Wheeling Jesuit University

Pain and Nintendo Wii are Research Topics for Students Presenting at the Capitol

Undergraduate Research Day at the West Virginia Capitol - March 12, 2009, Charleston.

WHEELING, WV, March 11, 2009 - Pain and Nintendo are two of the research topics of Wheeling Jesuit University students participating in the annual Research Day at the Capitol on March 12.

(From left are professor Raudenbush, adjunct professor Kristin McCombs and students Scott Bonnette and Tim Wright standing in the Capitol rotunda.)

Held in the Capitol rotunda, the Undergraduate Research Day runs from 8:45 a.m. to noon. Students present their discoveries in poster format and talk to legislators about their findings. The projects are all original research and the posters have been designed for a general audience and to inspire questions from viewers.

The titles of the two Wheeling Jesuit topics and students presenting are:

Effects of Auditory and Visual Distractions on Altering Pain Perception, by senior Tim Wright, a psychology-philosophy major from Wheeling. Wright tested hundreds of individuals and their ability to withstand pain from freezing water in this study. Subjects placed their hands in freezing water for a certain amount of time, while listening to distracting music or viewing video. After correlating the results of his study, Wright then determined the ability of audio and visual distractions to control pain perception.

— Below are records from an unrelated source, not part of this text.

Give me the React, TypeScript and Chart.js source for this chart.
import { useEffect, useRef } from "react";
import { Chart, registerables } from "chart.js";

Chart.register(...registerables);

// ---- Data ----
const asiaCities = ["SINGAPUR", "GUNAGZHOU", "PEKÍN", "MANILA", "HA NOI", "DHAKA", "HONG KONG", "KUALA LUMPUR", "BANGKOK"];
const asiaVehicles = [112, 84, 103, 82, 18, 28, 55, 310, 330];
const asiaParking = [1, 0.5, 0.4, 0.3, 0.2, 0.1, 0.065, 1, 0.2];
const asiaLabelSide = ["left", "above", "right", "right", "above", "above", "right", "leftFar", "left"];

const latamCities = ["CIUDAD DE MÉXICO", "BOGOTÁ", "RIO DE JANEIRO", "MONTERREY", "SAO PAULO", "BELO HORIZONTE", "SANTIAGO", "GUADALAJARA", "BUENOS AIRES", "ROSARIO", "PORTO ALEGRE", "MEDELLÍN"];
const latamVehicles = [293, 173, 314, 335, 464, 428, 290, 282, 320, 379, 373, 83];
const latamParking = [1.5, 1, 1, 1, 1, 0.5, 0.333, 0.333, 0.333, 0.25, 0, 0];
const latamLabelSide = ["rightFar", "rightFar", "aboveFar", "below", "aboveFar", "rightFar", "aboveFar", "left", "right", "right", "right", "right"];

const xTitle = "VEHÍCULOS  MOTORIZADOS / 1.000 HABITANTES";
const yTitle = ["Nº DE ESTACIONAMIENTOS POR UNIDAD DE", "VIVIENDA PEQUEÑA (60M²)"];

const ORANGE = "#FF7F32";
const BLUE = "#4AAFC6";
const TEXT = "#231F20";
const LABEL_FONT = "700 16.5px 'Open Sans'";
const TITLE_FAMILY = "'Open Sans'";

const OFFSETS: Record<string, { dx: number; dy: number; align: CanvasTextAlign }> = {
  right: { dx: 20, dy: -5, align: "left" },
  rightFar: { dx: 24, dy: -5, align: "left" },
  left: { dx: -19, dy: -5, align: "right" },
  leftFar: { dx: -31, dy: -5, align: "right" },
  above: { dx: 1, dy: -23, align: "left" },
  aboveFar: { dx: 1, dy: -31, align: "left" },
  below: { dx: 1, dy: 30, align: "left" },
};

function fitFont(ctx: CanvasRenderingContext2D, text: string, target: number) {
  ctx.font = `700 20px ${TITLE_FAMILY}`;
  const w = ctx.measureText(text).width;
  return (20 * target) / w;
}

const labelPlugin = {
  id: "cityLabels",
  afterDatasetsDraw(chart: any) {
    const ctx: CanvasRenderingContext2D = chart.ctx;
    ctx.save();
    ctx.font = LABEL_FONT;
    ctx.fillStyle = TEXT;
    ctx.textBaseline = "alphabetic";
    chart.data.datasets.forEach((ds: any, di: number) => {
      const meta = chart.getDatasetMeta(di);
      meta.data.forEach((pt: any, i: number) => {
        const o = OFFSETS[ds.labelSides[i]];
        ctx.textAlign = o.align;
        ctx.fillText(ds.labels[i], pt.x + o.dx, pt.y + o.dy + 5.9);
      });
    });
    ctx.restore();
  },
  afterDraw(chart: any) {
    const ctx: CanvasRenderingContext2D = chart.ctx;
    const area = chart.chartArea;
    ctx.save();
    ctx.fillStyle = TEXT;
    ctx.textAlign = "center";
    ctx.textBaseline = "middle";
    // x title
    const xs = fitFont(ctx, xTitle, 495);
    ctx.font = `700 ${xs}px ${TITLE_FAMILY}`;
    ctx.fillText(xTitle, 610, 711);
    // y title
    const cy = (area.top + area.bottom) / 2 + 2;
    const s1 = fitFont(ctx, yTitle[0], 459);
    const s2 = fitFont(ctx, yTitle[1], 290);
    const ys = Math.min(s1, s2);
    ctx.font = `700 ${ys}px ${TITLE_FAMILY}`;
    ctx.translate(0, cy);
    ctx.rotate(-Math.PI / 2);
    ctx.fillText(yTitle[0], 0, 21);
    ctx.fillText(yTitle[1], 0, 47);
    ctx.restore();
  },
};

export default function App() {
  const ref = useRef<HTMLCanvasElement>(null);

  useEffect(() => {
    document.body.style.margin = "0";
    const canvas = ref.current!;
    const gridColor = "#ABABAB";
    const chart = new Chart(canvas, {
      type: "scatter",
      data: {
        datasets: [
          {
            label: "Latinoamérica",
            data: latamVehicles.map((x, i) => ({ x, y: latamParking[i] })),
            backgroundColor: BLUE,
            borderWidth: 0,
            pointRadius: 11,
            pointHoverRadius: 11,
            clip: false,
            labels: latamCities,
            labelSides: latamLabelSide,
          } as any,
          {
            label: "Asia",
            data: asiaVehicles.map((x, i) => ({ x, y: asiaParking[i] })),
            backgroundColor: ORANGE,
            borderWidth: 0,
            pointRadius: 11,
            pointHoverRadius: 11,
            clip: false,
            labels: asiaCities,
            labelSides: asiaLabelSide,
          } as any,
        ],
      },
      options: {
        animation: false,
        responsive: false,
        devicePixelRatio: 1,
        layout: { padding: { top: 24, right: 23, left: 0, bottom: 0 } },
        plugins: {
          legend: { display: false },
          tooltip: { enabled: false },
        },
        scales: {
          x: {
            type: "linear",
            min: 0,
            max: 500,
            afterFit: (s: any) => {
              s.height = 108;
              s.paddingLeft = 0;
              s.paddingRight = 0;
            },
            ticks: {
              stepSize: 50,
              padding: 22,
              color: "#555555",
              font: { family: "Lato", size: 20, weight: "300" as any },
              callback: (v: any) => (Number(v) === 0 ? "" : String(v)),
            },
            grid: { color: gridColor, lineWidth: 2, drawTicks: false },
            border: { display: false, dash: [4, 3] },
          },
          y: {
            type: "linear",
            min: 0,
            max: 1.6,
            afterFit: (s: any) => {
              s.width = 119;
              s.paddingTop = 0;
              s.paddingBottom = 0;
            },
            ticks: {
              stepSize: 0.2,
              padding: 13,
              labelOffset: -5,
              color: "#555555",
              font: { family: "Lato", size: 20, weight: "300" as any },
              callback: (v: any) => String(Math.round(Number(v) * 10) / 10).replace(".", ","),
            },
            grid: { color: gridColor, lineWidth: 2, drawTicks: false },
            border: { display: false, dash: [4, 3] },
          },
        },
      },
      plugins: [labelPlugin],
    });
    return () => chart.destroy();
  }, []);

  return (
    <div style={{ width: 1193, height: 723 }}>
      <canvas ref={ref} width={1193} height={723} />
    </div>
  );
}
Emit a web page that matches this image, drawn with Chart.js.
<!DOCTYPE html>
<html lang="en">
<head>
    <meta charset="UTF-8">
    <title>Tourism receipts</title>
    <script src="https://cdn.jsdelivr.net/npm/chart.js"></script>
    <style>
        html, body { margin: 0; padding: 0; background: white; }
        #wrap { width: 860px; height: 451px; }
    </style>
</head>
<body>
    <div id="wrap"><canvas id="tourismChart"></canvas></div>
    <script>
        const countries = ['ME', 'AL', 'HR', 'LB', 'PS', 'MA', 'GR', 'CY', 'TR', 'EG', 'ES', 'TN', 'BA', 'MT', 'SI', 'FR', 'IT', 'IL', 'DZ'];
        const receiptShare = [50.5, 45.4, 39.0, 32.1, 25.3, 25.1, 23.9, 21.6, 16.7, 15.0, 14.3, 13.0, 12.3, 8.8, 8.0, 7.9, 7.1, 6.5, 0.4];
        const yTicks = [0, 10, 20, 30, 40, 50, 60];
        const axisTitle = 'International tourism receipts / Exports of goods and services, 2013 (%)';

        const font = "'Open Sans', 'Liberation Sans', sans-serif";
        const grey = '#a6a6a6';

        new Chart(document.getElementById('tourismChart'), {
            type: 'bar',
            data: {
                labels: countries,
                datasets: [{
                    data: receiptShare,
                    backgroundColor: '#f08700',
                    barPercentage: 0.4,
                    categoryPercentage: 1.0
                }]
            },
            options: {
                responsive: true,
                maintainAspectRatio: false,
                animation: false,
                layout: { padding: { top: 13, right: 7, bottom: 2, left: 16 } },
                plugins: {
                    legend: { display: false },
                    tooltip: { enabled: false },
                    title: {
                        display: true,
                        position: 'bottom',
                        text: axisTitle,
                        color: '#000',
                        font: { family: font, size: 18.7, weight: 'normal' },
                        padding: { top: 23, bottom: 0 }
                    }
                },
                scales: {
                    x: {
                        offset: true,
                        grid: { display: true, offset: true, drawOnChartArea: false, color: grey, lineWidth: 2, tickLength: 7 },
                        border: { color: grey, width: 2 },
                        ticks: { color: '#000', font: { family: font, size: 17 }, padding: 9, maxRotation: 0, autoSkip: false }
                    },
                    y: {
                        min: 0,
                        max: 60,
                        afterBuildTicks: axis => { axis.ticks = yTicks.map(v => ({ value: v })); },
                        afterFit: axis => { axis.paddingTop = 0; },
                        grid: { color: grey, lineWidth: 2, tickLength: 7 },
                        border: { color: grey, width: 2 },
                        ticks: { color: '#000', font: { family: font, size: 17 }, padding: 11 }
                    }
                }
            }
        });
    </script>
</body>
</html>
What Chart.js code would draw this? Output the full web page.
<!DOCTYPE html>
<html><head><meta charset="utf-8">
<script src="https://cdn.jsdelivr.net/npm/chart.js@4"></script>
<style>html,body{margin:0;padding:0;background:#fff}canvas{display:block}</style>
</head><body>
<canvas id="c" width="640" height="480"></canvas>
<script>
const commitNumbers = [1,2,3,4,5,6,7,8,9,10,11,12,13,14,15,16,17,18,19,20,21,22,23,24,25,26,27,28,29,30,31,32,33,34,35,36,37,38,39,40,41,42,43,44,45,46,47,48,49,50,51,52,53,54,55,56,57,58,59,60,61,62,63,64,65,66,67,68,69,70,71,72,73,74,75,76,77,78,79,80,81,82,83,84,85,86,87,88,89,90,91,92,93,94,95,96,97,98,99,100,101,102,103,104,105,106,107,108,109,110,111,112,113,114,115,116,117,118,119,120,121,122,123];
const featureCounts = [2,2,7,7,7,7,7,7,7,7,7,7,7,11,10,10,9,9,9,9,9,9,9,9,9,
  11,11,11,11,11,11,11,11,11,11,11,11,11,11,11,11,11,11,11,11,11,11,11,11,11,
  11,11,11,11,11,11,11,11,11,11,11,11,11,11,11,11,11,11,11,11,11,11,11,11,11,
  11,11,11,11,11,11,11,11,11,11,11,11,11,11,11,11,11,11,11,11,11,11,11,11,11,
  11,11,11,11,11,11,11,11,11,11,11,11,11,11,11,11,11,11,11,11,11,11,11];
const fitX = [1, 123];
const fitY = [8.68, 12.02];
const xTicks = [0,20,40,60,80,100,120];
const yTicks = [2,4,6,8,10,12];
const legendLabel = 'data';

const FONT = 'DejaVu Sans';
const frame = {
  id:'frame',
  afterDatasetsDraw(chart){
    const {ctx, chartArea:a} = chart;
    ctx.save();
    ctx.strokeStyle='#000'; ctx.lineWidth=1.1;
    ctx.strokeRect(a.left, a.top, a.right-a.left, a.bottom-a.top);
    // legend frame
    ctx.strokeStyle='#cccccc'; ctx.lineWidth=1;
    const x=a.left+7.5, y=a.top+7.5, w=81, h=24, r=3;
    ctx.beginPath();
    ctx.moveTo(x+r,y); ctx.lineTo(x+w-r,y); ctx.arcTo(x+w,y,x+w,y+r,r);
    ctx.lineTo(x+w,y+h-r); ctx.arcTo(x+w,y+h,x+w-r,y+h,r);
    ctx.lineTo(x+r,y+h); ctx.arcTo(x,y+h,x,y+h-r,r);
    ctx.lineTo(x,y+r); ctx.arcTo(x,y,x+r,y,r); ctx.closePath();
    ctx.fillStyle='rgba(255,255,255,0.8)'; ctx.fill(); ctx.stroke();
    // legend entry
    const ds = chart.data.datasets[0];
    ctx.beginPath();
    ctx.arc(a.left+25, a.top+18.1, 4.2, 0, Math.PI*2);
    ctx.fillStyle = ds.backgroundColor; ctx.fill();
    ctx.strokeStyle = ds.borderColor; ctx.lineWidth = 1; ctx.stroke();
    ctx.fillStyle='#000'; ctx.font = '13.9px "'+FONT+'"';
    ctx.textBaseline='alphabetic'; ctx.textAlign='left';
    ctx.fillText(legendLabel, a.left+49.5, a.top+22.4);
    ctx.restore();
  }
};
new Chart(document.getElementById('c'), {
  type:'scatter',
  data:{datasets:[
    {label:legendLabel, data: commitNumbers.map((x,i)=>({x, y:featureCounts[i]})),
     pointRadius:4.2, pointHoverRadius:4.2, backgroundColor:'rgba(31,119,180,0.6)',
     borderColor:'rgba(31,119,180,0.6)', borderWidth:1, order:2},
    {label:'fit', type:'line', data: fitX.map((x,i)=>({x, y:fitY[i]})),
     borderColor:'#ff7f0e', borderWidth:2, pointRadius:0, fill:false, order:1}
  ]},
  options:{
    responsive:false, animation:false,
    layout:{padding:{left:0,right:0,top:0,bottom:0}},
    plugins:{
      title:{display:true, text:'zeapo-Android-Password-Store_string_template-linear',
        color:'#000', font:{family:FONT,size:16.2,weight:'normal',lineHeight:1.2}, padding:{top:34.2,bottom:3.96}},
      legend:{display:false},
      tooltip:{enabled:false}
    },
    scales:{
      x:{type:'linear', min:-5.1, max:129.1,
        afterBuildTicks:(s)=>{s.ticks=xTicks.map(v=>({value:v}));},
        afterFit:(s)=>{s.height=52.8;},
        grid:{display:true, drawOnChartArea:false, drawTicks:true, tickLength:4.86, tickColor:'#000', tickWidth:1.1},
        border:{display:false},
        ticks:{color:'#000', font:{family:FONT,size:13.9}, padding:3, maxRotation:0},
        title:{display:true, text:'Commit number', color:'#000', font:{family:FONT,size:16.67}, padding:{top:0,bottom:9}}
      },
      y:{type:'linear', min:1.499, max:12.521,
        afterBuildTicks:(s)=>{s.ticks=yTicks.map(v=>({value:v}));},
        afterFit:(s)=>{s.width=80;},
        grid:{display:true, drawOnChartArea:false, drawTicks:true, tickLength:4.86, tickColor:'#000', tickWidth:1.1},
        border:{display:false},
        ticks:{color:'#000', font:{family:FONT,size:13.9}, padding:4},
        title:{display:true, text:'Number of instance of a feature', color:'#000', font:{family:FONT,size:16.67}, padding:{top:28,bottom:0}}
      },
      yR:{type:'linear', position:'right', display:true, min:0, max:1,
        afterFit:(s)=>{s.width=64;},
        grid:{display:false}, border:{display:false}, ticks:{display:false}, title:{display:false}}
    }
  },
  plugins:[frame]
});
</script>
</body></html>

According to Wright, past research has examined the effects of music and visual distractions on pain; however, no study has ever assessed the interactive effects of the two stimuli. Considering that these past studies have all used college-aged students as their samples, and that the older population is the main sufferer of pain, new research is required in order to make externally valid conclusions. Each participant completed a cold pressor task, while watching different combinations of music and video genres. Physiological measurements, mood, and workload were assessed. The pain intensity ratings were analyzed with a 3 within (music) x 10 within (time) x 3 between (video) x 2 between (sex) analysis of variance for the sub-sample of people over 30. Participants reported the least pain in the romantic/classical condition, and, over time, the pain ratings increased less severely for this condition. An independent samples t-test showed that the older sub-sample liked classical music more than the younger sub-sample, which may account for the greater effects of classical music. Thus, it appears that perceived pain is closely associated with the presence of preferred stimuli, and such information can be used as a non-pharmacological adjunct to pain management.

Video Game Transfer of Training: The Ability of Nintendo Wii Bowling Practice to Promote Actual Bowling Performance by senior Scott Bonnette, a psychology major from Frostburg, Md. and Tim Wright.

With the introduction of the Nintendo Wii video gaming system as a simulator of real-life sporting events, many have questioned its ability to transfer skills learned on the Wii to real-life sports performance, explained Bonnette. Participants were taken to a bowling alley to establish a baseline of skill. Following the baseline assessment, half of the participants then practiced bowling with the Wii, three times a week for two weeks. The other half of the participants (the control group) abstained from bowling for two weeks. Both participant groups then returned to the bowling alley and their actual bowling performance was re-assessed. This study found no significant transfer of training effect for the Wii gaming condition. More importantly, a negative correlation was found between the Wii bowling training session performance and the post-Wii practice real-life bowling re-assessment session. This indicates that the Wii training was actually detrimental to actual bowling performance, suggesting that Wii bowling and actual bowling require a completely different set of skills, and that practice on the gaming system will not transfer to real-life performance.

Associate professor of psychology Bryan Raudenbush, accompanied the students and mentored them in their research. Raudenbush is also the director of undergraduate research at the university and has taught at WJU for 12 years. He received a $14,485 grant award from the Governor as part of the event celebration.

Gov. Joe Manchin presented a total of 12 grants to help advance scientific research at West Virginia colleges and universities. The grants, which totaled more than $770,000, were funded competitively through the state’s Research Challenge Fund (RCF) and the West Virginia Department of Education and the Arts (E&A).

One hundred and six students took part in the sixth annual Undergraduate Research Day Thursday.

Other schools attending include: Alderson-Broaddus College, Bluefield State College, Concord University, Fairmont State University, Glenville State College, Marshall University, Shepherd University, the University of Charleston, West Virginia University, West Virginia Wesleyan College and WVU Institute of Technology.

Students are presenting posters in the areas of biochemistry, biology, chemistry, computer science and information technology, criminal justice, engineering, English, environmental studies, geography, geology, history, history/anthropology/sociology, mathematics, physics, political science and psychology.

This event helps members of the State Legislature and Executive Branch understand the importance of undergraduate research by talking directly with the students whom these programs impact.

Undergraduate Research Day is under the auspices of the West Virginia EPSCoR Office, which is responsible for development, administration, management, and implementation of the state's experimental research improvement program.